**STATED TASK:**
Set the lines down again exactly, first line through the line that contains "import seaborn as sb", with no pictures.

────

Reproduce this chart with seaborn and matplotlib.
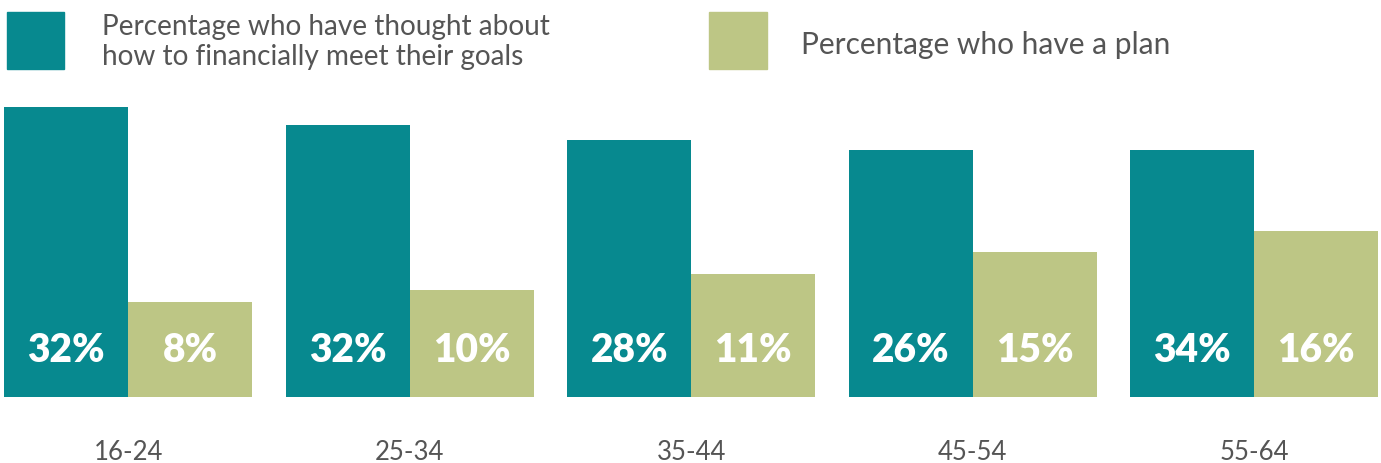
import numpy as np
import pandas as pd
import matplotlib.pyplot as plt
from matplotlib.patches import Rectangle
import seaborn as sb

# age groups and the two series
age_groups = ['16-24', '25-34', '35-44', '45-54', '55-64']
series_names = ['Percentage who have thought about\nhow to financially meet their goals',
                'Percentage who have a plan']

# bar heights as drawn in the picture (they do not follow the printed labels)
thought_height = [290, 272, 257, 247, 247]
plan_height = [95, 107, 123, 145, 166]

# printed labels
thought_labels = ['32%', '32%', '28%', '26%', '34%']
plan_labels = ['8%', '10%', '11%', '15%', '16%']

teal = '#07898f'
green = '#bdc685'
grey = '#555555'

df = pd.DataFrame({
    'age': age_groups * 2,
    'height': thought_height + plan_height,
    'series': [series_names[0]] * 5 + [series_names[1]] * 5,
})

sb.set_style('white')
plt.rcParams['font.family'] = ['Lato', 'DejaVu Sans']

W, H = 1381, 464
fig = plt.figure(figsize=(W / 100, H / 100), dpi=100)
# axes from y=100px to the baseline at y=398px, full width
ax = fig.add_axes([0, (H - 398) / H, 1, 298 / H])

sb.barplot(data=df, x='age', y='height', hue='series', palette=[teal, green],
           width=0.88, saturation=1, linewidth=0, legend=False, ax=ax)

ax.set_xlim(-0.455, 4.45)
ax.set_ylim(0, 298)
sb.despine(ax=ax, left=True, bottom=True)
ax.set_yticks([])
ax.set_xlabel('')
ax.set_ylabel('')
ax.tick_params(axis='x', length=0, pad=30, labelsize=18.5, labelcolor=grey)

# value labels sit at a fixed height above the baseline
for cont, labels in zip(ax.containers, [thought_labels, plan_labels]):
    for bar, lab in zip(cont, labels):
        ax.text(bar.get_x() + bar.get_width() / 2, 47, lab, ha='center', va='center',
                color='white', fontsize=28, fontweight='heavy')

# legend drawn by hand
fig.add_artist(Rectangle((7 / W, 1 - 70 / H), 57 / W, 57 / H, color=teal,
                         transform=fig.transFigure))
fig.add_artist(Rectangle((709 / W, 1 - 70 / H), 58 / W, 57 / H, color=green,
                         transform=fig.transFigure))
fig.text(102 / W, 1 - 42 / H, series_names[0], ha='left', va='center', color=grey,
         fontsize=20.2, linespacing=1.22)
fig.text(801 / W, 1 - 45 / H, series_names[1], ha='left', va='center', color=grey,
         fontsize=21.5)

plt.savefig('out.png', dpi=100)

────

**EXERCISE ANSWER:**
Reproduce this chart with seaborn and matplotlib.
import numpy as np
import pandas as pd
import matplotlib.pyplot as plt
from matplotlib.patches import Rectangle
import seaborn as sb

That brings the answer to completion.